The P5 are the five permanent members of the UN Security Council (China, France, Russia, United Kingdom, United States). They each have the power to veto resolutions at the Security Council which shields them and their allies from UN action – such as sanctions and referrals to the International Criminal Court (ICC).
No member of the Human Rights Council has power of veto, but HRC resolutions are not binding and need to be implemented by countries themselves. Debates have in the past – e.g. in the context of the Syrian conflict – shifted from a locked Security Council to the HRC.
If having the P5 powers on the HRC could, in principle, give more weight to human rights concerns, Kirchmeier says that given the current geopolitical context, “we’re pretty sure to see the HRC become a spill-over venue again for debates blocked in the Security Council.” According to him, political posturing on security considerations at the HRC could undermine human rights discussions.

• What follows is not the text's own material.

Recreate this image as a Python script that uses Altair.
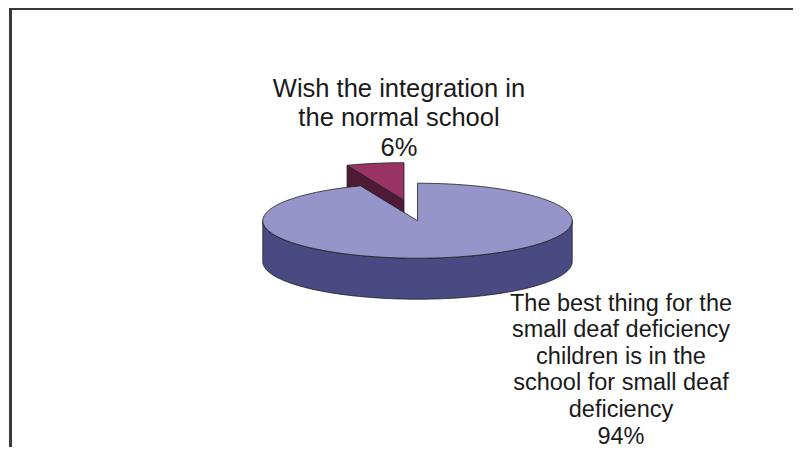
import math
import altair as alt
import pandas as pd

# ---- data ----
categories = [
    "The best thing for the small deaf deficiency children is in the school for small deaf deficiency",
    "Wish the integration in the normal school",
]
label_lines = [
    ["The best thing for the", "small deaf deficiency", "children is in the",
     "school for small deaf", "deficiency"],
    ["Wish the integration in", "the normal school"],
]
values = [94, 6]
top_colors = ["#9595C9", "#993366"]
side_colors = ["#4A4A82", "#4E1A35"]

# ---- layout / style constants (pixels inside the 785x439 plot) ----
W, H = 785, 439
CX, CY = 409.5, 212.7
RX, RY = 154.7, 37.5
DEPTH = 41
EXPLODE = [(0.0, 0.0), (-13.5, -20.5)]
LABEL_POS = [(613, 302.5, 23.5, 26.6), (391, 88.7, 25.5, 29.5)]
OUTLINE = "#1e1e1e"


def pt(theta, dx, dy, down=0.0):
    r = math.radians(theta)
    return CX + dx + RX * math.sin(r), CY + dy - RY * math.cos(r) + down


def arc(a, b, dx, dy, down=0.0, step=1.5):
    n = max(2, int(abs(b - a) / step) + 1)
    return [pt(a + (b - a) * k / (n - 1), dx, dy, down) for k in range(n)]


total = float(sum(values))
angles = []
acc = 0.0
for v in values:
    a0 = acc / total * 360.0
    acc += v
    angles.append((a0, acc / total * 360.0))

polys = []  # (id, fill, points) in drawing order
for s in reversed(range(len(values))):
    a, b = angles[s]
    dx, dy = EXPLODE[s]
    c_top = (CX + dx, CY + dy)
    c_bot = (CX + dx, CY + dy + DEPTH)
    # radial faces
    if math.sin(math.radians(a)) < -1e-9:
        p1, p2 = pt(a, dx, dy), pt(a, dx, dy, DEPTH)
        polys.append((f"rs{s}", side_colors[s], [c_top, p1, p2, c_bot, c_top]))
    if math.sin(math.radians(b)) > 1e-9:
        p1, p2 = pt(b, dx, dy), pt(b, dx, dy, DEPTH)
        polys.append((f"re{s}", side_colors[s], [c_top, p1, p2, c_bot, c_top]))
    # outer wall (front half only)
    lo, hi = max(a, 90.0), min(b, 270.0)
    if hi > lo:
        top = arc(lo, hi, dx, dy)
        bot = arc(hi, lo, dx, dy, DEPTH)
        pts = top + bot + [top[0]]
        polys.append((f"w{s}", side_colors[s], pts))
    # top face
    pts = [c_top] + arc(a, b, dx, dy) + [c_top]
    polys.append((f"t{s}", top_colors[s], pts))

rows = []
for pid, fill, pts in polys:
    for i, (x, y) in enumerate(pts):
        rows.append({"poly": pid, "i": i, "x": x, "y": y})
geo = pd.DataFrame(rows)

xs = alt.Scale(domain=[0, W], nice=False, zero=False)
ys = alt.Scale(domain=[0, H], nice=False, zero=False, reverse=True)

layers = []
# chart frame (left and top edges)
layers.append(alt.Chart(geo).mark_rule(color="#3a3a3a", strokeWidth=1.6).encode(
    x=alt.value(2.5), y=alt.value(0), y2=alt.value(H)))
layers.append(alt.Chart(geo).mark_rule(color="#3a3a3a", strokeWidth=1.6).encode(
    y=alt.value(0.8), x=alt.value(2.5), x2=alt.value(W)))

for pid, fill, pts in polys:
    layers.append(
        alt.Chart(geo)
        .transform_filter(alt.datum.poly == pid)
        .mark_line(fill=fill, stroke=OUTLINE, strokeWidth=0.8, strokeJoin="round")
        .encode(
            x=alt.X("x:Q", scale=xs, axis=None),
            y=alt.Y("y:Q", scale=ys, axis=None),
            order=alt.Order("i:Q"),
        )
    )

for s in range(len(values)):
    lx, ly, fs, lh = LABEL_POS[s]
    text = "\n".join(label_lines[s] + [f"{values[s]}%"])
    tdf = pd.DataFrame({"x": [lx], "y": [ly], "label": [text], "category": [categories[s]]})
    layers.append(
        alt.Chart(tdf)
        .mark_text(font="Liberation Sans", fontSize=fs, lineHeight=lh, lineBreak="\n",
                   align="center", baseline="alphabetic", color="#1a1a1a")
        .encode(
            x=alt.X("x:Q", scale=xs, axis=None),
            y=alt.Y("y:Q", scale=ys, axis=None),
            text="label:N",
        )
    )

chart = (
    alt.layer(*layers)
    .properties(width=W, height=H, padding=0, autosize="none", background="white")
    .configure_view(stroke=None)
)

chart.save("out.html", embed_options={"renderer": "svg", "actions": False})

The Human Rights Council will hold an urgent debate in Geneva on Thursday to address the deteriorating rights situation in Ukraine following Russia’s attack. Twenty-nine of the 47 council members voted on Monday in favour of the meeting.
Lynch insists political considerations must be set aside if the HRC is to fulfil its mandate.
“A challenge will be to avoid playing a political game which feeds into politicisation, polarisation and ultimately delegitimization of the Human Rights Council, and instead play a human rights game. That’s the key challenge, and I think the basis upon which the success of the US return will be judged.”